Kay Ryan was born in California
in 1945 and grew up in the small towns of the San Joaquin Valley
and the Mojave Desert. She received both a bachelor's and master's
degree from UCLA.
Ryan has published several
collections of poetry, including The
Niagara River (Grove Press, 2005); Say
Uncle (2000); Elephant
Rocks (1996); Flamingo
Watching (1994), which was a finalist for both the Lamont
Poetry Selection and the Lenore Marshall Prize; Strangely
Marked Metal (1985); and Dragon Acts to Dragon Ends
(1983). A re-issue of her 2002 collection, Believe It or
Not!, poems inspired by stories from the newspaper cartoon
Ripley’s Believe It or Not!, has recently been re-released
and re-titled as The
Jam Jar Lifeboat & Other Novelties Exposed,
(Red Berry Editions 2008). The Best of It: New and Selected
Poems will be published by Grove Press in spring 2010.

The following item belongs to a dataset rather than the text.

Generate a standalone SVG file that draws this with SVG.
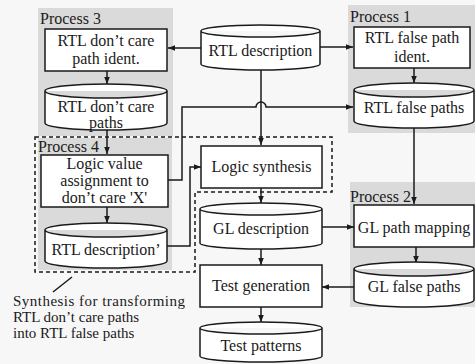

About her work, J.D. McClatchy
has said: "Her poems are compact, exhilarating, strange
affairs, like Erik Satie miniatures or Joseph Cornell boxes.
She is an anomaly in today's literary culture: as intense and
elliptical as Dickinson, as buoyant and rueful as Frost."
Ryan's awards include
the Ruth Lilly Poetry Prize, a Guggenheim fellowship, an Ingram
Merrill Award, a fellowship from the National Endowment for
the Arts, the Union League Poetry Prize, the Maurice English
Poetry Award, and four Pushcart Prizes. Her work has been selected
four times for The Best American Poetry and was included
in The Best of the Best American Poetry 1988-1997.
Ryan's poems and essays
have appeared in The New Yorker, The Atlantic,
Poetry, The Yale Review, Paris Review,
The American Scholar, The Threepenny Review, Parnassus,
among other journals and anthologies. She was named to the "It
List" by Entertainment Weekly and one of her poems
has been permanently installed at New York's Central Park Zoo.
Ryan was elected a Chancellor of The Academy of American Poets
in 2006. In 2008, Ryan was appointed the Library of Congress's
sixteenth Poet Laureate Consultant in Poetry. Since 1971, she
has lived in Marin County in California.